## BEGIN

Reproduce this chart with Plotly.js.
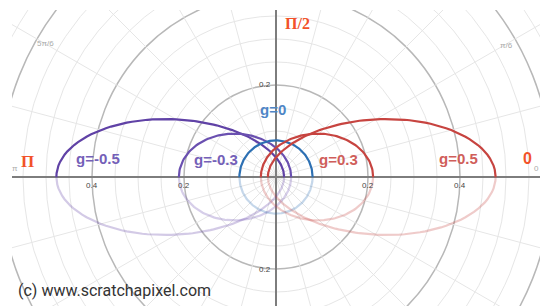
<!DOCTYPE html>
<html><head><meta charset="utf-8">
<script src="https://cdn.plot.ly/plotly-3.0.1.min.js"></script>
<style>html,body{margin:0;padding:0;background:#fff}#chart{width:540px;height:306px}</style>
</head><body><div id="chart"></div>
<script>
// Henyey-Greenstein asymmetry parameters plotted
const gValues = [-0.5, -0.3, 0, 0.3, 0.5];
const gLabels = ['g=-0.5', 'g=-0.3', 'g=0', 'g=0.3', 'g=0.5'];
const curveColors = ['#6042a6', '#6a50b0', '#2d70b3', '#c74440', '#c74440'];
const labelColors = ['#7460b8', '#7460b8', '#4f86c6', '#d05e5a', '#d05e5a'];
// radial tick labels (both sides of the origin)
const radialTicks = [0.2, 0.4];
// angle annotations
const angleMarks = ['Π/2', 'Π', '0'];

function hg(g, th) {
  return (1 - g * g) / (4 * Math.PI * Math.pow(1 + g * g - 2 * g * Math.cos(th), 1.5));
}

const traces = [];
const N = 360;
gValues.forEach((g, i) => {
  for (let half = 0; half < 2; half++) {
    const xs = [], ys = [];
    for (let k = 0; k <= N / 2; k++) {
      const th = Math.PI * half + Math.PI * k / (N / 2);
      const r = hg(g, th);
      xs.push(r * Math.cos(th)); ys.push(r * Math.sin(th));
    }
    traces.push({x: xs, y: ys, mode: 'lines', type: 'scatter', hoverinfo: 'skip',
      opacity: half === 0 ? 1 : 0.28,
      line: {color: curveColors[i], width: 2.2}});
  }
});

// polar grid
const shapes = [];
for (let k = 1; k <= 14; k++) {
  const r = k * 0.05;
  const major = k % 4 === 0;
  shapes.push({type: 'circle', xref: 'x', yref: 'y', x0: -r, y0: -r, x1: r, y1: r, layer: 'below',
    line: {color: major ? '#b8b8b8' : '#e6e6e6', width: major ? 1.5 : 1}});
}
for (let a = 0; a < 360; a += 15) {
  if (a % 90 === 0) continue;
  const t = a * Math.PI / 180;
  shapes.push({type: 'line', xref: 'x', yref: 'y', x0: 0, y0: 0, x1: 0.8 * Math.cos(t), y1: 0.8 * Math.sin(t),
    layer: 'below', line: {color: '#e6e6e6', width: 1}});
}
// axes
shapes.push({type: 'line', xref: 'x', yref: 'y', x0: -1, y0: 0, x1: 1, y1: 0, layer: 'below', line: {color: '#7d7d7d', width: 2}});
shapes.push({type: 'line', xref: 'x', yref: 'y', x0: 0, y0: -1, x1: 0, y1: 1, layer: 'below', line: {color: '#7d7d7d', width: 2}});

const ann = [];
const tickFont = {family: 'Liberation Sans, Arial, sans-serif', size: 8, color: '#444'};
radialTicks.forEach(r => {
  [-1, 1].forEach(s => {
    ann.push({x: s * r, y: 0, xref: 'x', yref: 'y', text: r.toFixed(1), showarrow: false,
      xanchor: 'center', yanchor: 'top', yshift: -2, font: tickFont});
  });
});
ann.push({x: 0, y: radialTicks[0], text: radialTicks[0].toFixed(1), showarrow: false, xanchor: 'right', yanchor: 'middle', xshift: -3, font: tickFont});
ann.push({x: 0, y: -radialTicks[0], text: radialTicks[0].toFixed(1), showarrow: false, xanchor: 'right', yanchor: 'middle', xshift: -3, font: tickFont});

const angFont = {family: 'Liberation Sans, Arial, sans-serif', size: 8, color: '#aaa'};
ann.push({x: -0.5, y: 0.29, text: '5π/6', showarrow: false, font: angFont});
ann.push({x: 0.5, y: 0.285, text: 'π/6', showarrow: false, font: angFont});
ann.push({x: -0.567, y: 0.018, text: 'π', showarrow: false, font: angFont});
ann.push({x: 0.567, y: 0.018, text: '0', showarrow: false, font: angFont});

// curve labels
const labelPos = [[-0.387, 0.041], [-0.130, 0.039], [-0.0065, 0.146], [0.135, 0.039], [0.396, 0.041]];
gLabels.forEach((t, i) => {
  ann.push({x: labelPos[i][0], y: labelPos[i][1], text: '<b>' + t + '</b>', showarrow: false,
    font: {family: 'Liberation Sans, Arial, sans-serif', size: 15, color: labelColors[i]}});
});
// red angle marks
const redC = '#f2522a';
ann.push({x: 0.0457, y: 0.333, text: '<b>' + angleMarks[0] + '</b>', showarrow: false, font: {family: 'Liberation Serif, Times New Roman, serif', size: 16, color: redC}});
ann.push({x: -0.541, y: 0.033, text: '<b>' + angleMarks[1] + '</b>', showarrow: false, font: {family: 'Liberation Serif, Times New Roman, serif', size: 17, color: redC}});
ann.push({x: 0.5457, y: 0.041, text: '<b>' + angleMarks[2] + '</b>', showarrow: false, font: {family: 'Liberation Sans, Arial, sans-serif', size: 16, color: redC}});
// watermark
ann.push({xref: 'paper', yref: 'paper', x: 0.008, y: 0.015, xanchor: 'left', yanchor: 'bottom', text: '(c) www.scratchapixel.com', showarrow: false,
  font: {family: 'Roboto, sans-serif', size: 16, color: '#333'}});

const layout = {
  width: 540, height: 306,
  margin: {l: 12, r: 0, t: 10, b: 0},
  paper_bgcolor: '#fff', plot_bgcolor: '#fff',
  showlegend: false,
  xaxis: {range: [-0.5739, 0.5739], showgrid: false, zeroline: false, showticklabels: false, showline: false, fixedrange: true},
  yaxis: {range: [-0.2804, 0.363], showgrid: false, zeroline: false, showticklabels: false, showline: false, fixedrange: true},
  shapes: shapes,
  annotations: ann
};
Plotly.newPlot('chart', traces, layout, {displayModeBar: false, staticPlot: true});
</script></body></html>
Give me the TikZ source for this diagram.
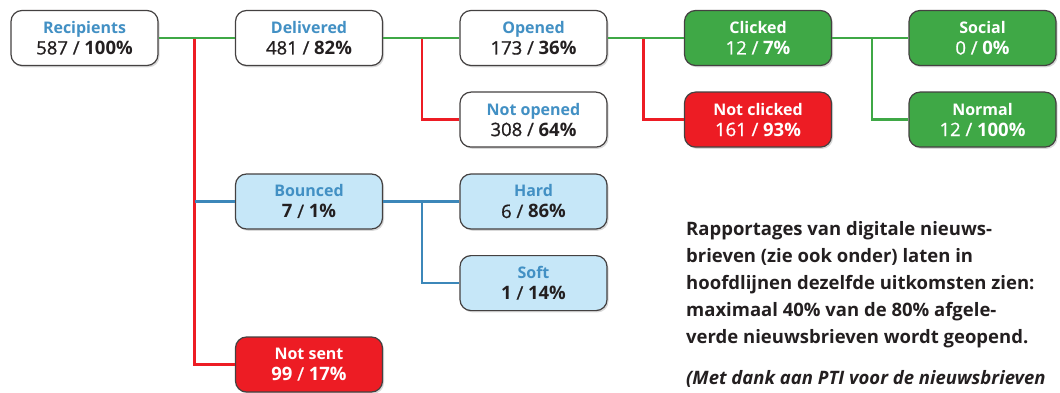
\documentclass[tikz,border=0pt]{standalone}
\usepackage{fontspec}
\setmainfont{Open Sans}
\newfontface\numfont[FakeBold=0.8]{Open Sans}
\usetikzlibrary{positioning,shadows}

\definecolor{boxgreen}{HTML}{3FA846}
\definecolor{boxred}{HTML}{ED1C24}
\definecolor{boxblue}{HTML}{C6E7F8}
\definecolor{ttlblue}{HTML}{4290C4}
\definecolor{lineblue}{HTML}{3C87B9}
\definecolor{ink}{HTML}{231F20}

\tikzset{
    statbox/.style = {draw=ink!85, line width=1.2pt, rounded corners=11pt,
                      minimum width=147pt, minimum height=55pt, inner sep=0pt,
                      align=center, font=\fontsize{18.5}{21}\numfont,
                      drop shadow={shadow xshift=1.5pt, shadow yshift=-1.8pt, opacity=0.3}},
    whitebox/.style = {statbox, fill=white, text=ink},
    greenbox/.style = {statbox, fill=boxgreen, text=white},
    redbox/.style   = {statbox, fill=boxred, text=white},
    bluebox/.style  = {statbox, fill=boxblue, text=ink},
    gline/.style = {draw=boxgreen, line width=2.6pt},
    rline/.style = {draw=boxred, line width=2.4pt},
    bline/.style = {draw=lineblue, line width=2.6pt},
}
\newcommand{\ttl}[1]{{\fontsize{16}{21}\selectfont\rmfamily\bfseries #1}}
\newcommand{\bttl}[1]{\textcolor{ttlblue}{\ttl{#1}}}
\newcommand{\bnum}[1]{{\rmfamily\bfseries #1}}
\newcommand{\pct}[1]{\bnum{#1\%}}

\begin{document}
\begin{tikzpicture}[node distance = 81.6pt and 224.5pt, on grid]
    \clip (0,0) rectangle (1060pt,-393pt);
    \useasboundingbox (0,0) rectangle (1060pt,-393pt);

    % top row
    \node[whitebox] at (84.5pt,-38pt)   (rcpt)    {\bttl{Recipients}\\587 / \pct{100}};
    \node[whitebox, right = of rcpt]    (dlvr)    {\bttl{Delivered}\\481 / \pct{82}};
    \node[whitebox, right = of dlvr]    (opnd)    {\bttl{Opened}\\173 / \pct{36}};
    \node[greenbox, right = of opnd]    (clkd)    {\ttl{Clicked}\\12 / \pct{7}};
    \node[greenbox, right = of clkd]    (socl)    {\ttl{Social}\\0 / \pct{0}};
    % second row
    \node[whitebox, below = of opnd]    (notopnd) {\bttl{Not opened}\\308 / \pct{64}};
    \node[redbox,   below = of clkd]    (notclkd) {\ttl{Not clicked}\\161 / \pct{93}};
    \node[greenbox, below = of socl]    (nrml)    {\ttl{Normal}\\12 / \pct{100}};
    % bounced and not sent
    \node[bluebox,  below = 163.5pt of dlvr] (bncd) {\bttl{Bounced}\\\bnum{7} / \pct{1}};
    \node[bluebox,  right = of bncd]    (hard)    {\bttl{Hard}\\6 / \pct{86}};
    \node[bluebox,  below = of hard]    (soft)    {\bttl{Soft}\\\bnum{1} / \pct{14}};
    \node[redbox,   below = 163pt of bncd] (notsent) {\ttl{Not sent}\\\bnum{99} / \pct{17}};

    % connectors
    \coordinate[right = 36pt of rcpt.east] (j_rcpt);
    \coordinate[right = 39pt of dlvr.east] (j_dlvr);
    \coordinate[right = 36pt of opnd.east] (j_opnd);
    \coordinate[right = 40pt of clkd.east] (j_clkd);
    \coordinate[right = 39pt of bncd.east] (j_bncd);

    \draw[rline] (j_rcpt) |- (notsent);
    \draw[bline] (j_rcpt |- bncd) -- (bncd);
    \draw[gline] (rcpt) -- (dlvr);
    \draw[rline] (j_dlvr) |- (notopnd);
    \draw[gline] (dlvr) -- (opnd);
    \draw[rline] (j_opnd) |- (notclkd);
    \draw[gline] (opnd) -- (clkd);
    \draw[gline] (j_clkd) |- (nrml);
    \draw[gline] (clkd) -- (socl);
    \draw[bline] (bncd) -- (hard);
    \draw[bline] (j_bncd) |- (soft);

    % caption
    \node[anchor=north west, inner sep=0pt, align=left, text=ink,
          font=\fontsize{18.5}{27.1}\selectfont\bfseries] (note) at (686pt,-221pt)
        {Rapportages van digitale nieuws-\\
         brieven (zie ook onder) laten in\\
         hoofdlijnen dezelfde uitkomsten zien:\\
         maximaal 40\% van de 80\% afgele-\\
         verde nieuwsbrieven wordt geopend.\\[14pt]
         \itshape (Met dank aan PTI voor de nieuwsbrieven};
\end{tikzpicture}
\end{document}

## END

Locate all lines in the listing above with the word "this". Copy them.

Reproduce this chart with Plotly.js.
Give me the TikZ source for this diagram.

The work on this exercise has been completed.